These Parrots Are the First Animals to Use Grinding Tools
It’s no secret that parrots are smart. Aside from mimicking human speech, they display some impressive problem-solving abilities. But unlike other brainy birds such as crows, they’re not regular tool users. Out of 300-plus parrot species, only a handful have been known to use tools (and even some of those have only showed that skill in lab settings).
Now, a new study suggests that the greater vasa parrot (Coracopsis vasa) can be added to that short list. At a wildlife park in the UK, researchers discovered that a group of these birds were regularly using seashells and other objects to improvise a sort of mortar and pestle. These are the first observations of a nonhuman using grinding tools.
Psychologist Megan Lambert and her colleagues were at the Lincolnshire Wildlife Park studying the parrots’ behavior when they noticed the birds paid a lot of attention to the seashells scattered around the floor of their enclosure. When they got a closer look, they saw that some of the parrots were grinding pebbles against the shells to create a powder, which they then ate. The birds put the pits from dates their keepers fed them to the same use.
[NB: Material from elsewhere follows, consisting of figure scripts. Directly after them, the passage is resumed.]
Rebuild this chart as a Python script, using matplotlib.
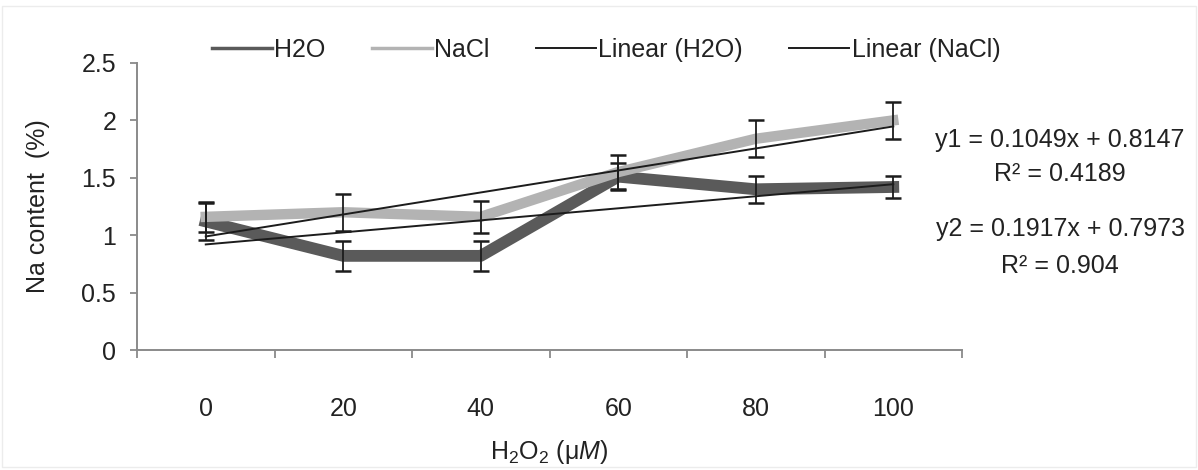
import numpy as np
import matplotlib
matplotlib.use("Agg")
import matplotlib.pyplot as plt
from matplotlib.lines import Line2D
from matplotlib.patches import Rectangle

plt.rcParams['font.family'] = ['Liberation Sans', 'DejaVu Sans']
plt.rcParams['font.size'] = 18
plt.rcParams['mathtext.fontset'] = 'custom'
plt.rcParams['mathtext.rm'] = 'Liberation Sans'
plt.rcParams['mathtext.it'] = 'Liberation Sans:italic'

# H2O2 concentrations (uM) used as categories
categories = ["0", "20", "40", "60", "80", "100"]

# Na content (%) for the two treatments, with error bar half-widths
h2o_values = [1.12, 0.82, 0.82, 1.51, 1.40, 1.42]
h2o_errors = [0.16, 0.13, 0.13, 0.12, 0.12, 0.10]
nacl_values = [1.16, 1.20, 1.16, 1.55, 1.84, 2.00]
nacl_errors = [0.13, 0.16, 0.14, 0.15, 0.16, 0.16]

# Linear trend lines (Excel style, x = 1..n)
h2o_slope, h2o_intercept, h2o_r2 = 0.1049, 0.8147, 0.4189
nacl_slope, nacl_intercept, nacl_r2 = 0.1917, 0.7973, 0.904

y_ticks = [0, 0.5, 1, 1.5, 2, 2.5]
y_tick_labels = ["0", "0.5", "1", "1.5", "2", "2.5"]

text_color = "#222222"
axis_color = "#8a8a8a"
h2o_color = "#5a5a5a"
nacl_color = "#b3b3b3"
trend_color = "#1c1c1c"

fig = plt.figure(figsize=(11.98, 4.70), dpi=100)
fig.patches.append(Rectangle((0.002, 0.006), 0.996, 0.982, transform=fig.transFigure,
                             fill=False, edgecolor="#ececec", lw=1.0))
ax = fig.add_axes([137 / 1198, 1 - 350 / 470, 825 / 1198, 287 / 470])

x = np.arange(len(categories))
xi = x + 1

ax.plot(x, h2o_values, color=h2o_color, lw=8.5, solid_joinstyle='round', zorder=2)
ax.plot(x, nacl_values, color=nacl_color, lw=7.5, solid_joinstyle='round', zorder=3)
ax.plot(x, h2o_slope * xi + h2o_intercept, color=trend_color, lw=1.4, zorder=4)
ax.plot(x, nacl_slope * xi + nacl_intercept, color=trend_color, lw=1.4, zorder=4)

ax.errorbar(x, h2o_values, yerr=h2o_errors, fmt='none', ecolor=trend_color,
            elinewidth=1.3, capsize=5.5, capthick=1.8, zorder=5)
ax.errorbar(x, nacl_values, yerr=nacl_errors, fmt='none', ecolor=trend_color,
            elinewidth=1.3, capsize=5.5, capthick=1.8, zorder=5)

ax.set_xlim(-0.5, len(categories) - 0.5)
ax.set_ylim(0, 2.5)
ax.set_yticks(y_ticks)
ax.set_yticklabels(y_tick_labels, color=text_color)
ax.set_xticks(x)
ax.set_xticklabels(categories, color=text_color)
ax.set_xticks(np.arange(-0.5, len(categories), 1.0), minor=True)

ax.tick_params(axis='x', which='major', length=0, pad=34)
ax.tick_params(axis='x', which='minor', length=6, width=1.3, color=axis_color, direction='out')
ax.tick_params(axis='y', which='major', length=5, width=1.3, color=axis_color, direction='out', pad=10)

for side in ("top", "right"):
    ax.spines[side].set_visible(False)
for side in ("left", "bottom"):
    ax.spines[side].set_color(axis_color)
    ax.spines[side].set_linewidth(1.4)

ax.set_ylabel("Na content  (%)", color=text_color)
ax.yaxis.set_label_coords(-0.105, 0.5)
ax.set_xlabel(r"H$_2$O$_2$ (μ$\mathit{M}$)", color=text_color)
ax.xaxis.set_label_coords(0.5, -0.305)

# Trend line equations
eq_x = 1060 / 1198
for label, ypix in [
    (f"y1 = {h2o_slope:.4f}x + {h2o_intercept:.4f}", 140),
    (f"R² = {h2o_r2}", 174),
    (f"y2 = {nacl_slope:.4f}x + {nacl_intercept:.4f}", 229),
    (f"R² = {nacl_r2}", 266),
]:
    fig.text(eq_x, 1 - ypix / 470, label, ha='center', va='center', color=text_color)

handles = [
    Line2D([], [], color=h2o_color, lw=2.5),
    Line2D([], [], color=nacl_color, lw=2.5),
    Line2D([], [], color=trend_color, lw=1.4),
    Line2D([], [], color=trend_color, lw=1.4),
]
labels = ["H2O", "NaCl", "Linear (H2O)", "Linear (NaCl)"]
fig.legend(handles, labels, ncol=4, loc='center', bbox_to_anchor=(606 / 1198, 1 - 50 / 470),
           frameon=False, handlelength=2.4, handletextpad=0.1, columnspacing=1.85,
           labelcolor=text_color)

fig.savefig("out.png", dpi=100)
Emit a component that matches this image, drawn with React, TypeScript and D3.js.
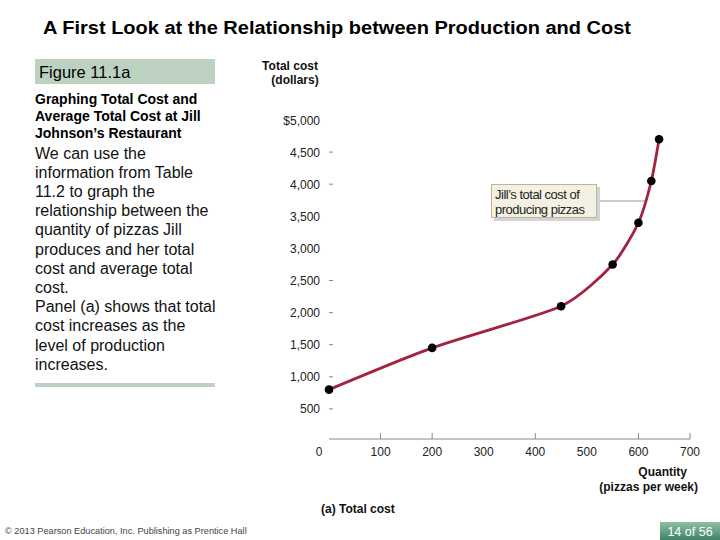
import React from "react";
import * as d3 from "d3";

const quantities = [0, 200, 450, 550, 600, 625, 640];
const totalCosts = [800, 1450, 2100, 2750, 3400, 4050, 4700];
const yTickValues = [500, 1000, 1500, 2000, 2500, 3000, 3500, 4000, 4500, 5000];
const yTickLabels = ["500", "1,000", "1,500", "2,000", "2,500", "3,000", "3,500", "4,000", "4,500", "$5,000"];
const yDashTicks = [500, 1000, 1500, 2000, 2500, 4000, 4500];
const xTickValues = [0, 100, 200, 300, 400, 500, 600, 700];
const xTickMarks = [100, 200, 400, 600, 700];
const bodyLines = [
  "We can use the",
  "information from Table",
  "11.2 to graph the",
  "relationship between the",
  "quantity of pizzas Jill",
  "produces and her total",
  "cost and average total",
  "cost.",
  "Panel (a) shows that total",
  "cost increases as the",
  "level of production",
  "increases.",
];
const subtitleLines = ["Graphing Total Cost and", "Average Total Cost at Jill", "Johnson\u2019s Restaurant"];

const FONT = "'Liberation Sans', Arial, Helvetica, sans-serif";

export default function App() {
  const x = d3.scaleLinear().domain([0, 700]).range([329, 690]);
  const y = d3.scaleLinear().domain([0, 5000]).range([441, 120]);
  const pts: [number, number][] = quantities.map((q, i) => [q, totalCosts[i]]);
  const line = d3
    .line<[number, number]>()
    .x((d) => x(d[0]))
    .y((d) => y(d[1]))
    .curve(d3.curveCardinal.tension(0.35));
  const axisY = 439;

  return (
    <svg
      width={720}
      height={540}
      style={{ position: "absolute", left: 0, top: 0, background: "#fff" }}
      fontFamily={FONT}
    >
      <defs>
        <linearGradient id="pg" x1="0" y1="0" x2="0" y2="1">
          <stop offset="0" stopColor="#8cc0a6" />
          <stop offset="1" stopColor="#3f8468" />
        </linearGradient>
      </defs>
      <rect x={0} y={0} width={720} height={540} fill="#fff" />
      {/* Title */}
      <text x={43} y={34} fontSize={17.5} fontWeight="bold" fill="#000" textLength={588} lengthAdjust="spacingAndGlyphs">
        A First Look at the Relationship between Production and Cost
      </text>

      {/* Left panel */}
      <rect x={35} y={59} width={180} height={25} fill="#bdd1c1" />
      <text x={39} y={77.5} fontSize={16.5} fill="#000">
        Figure 11.1a
      </text>
      {subtitleLines.map((s, i) => (
        <text key={s} x={35} y={104 + i * 17} fontSize={14} fontWeight="bold" fill="#000">
          {s}
        </text>
      ))}
      {bodyLines.map((s, i) => (
        <text key={i} x={35} y={158.5 + i * 19.2} fontSize={16} fill="#111">
          {s}
        </text>
      ))}
      <rect x={35} y={383} width={180} height={4} fill="#bdd1c1" />

      {/* Y axis title */}
      <text x={290} y={70} fontSize={12} fontWeight="bold" textAnchor="middle" fill="#111">
        Total cost
      </text>
      <text x={295} y={84} fontSize={12} fontWeight="bold" textAnchor="middle" fill="#111">
        (dollars)
      </text>

      {/* Y ticks */}
      {yTickValues.map((v, i) => (
        <text key={v} x={320} y={y(v) + 4.5} fontSize={12} textAnchor="end" fill="#222">
          {yTickLabels[i]}
        </text>
      ))}
      {yDashTicks.map((v) => (
        <line key={v} x1={329} x2={333} y1={y(v)} y2={y(v)} stroke="#888" strokeWidth={1} />
      ))}

      {/* X axis */}
      <line x1={329} x2={690} y1={axisY} y2={axisY} stroke="#888" strokeWidth={1} />
      {xTickMarks.map((v) => (
        <line key={v} x1={x(v)} x2={x(v)} y1={axisY} y2={axisY - 6} stroke="#888" strokeWidth={1} />
      ))}
      {xTickValues.map((v) => (
        <text key={v} x={v === 0 ? 319 : x(v)} y={456} fontSize={12} textAnchor="middle" fill="#222">
          {v}
        </text>
      ))}
      <text x={687} y={476} fontSize={12} fontWeight="bold" textAnchor="end" fill="#111">
        Quantity
      </text>
      <text x={698} y={491} fontSize={12} fontWeight="bold" textAnchor="end" fill="#111">
        (pizzas per week)
      </text>
      <text x={321} y={513} fontSize={12} fontWeight="bold" fill="#111">
        (a) Total cost
      </text>

      {/* Annotation */}
      <line x1={597} x2={646} y1={201} y2={201} stroke="#999" strokeWidth={1} />
      <rect x={494} y={187} width={106} height={34} fill="#d4d4d4" />
      <rect x={491.5} y={184.5} width={105} height={33} fill="#f4f1e2" stroke="#b9b5a3" strokeWidth={1} />
      <text x={495} y={198.5} fontSize={13} fill="#222" letterSpacing={-0.5}>
        Jill’s total cost of
      </text>
      <text x={495} y={214} fontSize={13} fill="#222" letterSpacing={-0.5}>
        producing pizzas
      </text>

      {/* Curve */}
      <path d={line(pts) ?? ""} fill="none" stroke="#a3223f" strokeWidth={2.8} />
      {pts.map((d, i) => (
        <circle key={i} cx={x(d[0])} cy={y(d[1])} r={4.3} fill="#000" />
      ))}

      {/* Footer */}
      <text x={5} y={534} fontSize={9.2} fill="#444">
        © 2013 Pearson Education, Inc. Publishing as Prentice Hall
      </text>
      <rect x={660} y={522} width={60} height={18} fill="url(#pg)" />
      <text x={690} y={536} fontSize={12.5} textAnchor="middle" fill="#fff">
        14 of 56
      </text>
    </svg>
  );
}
The researchers saw five of the park’s 10 parrots doing this, and also found that they shared their tools with each other. Two of the male parrots let a female borrow their pebbles and pits and, in one case, actively offered them to her. Transfers like this are rare among tool-using animals.
Lambert and her team kept track of the parrots’ tool use from March to October 2013, and found that it peaked in the spring, with the birds taking up their makeshift grinders as often as twice an hour in early April, and dropped off later in the year. The parrots’ seasonal use of the tools may be because they breed in March and April, and need the powder from the calcium-rich seashells to produce their eggs.
“While other species are known to ingest seashells as calcium supplements, this birds’ method for doing so appears to be entirely unique,” the researchers write in their paper. If shell grinding is a way to get a nutritional boost for egg laying, then it’s odd that four out of the five tool users were male. Lambert suspects that this has to do with a quirk of the parrots’ social lives. During courtship and mating, male vasa parrots feed their female partners by regurgitating food into their mouths, in which case the females would benefit indirectly from the males’ grinding.
The researchers admit that they have more questions than answers after this initial observation. First, why would the parrots complicate things by using a tool to grind the shells instead their beaks? It’s possible that scraping the shells with their beaks is simply uncomfortable for the birds, or they might be able absorb more calcium from the fine shell powder than they do from larger chunks or flakes of shell.
The team also wants to do more work to figure out if vasa parrots use their grinding tools in the wild, or if the behavior is unique to the captive group at Lincolnshire and arose because they don’t have to worry about predators or finding food and have a lot of time on their hands (or wings). Still other experiments are needed to see if these parrots innately know how to use the tools, or picked the skill up from a member of the group who first figured it out through trial and error.
For now, tool use is another feather in the cap of an already interesting bird. Vasas, which are native to Madagascar, are curious, playful, and more sociable than most parrots. During their study, the researchers watched as one bird threaded a twig through the links of a chain. Toying with objects like this, the team says, could be a precursor to more advanced problem solving and tool use.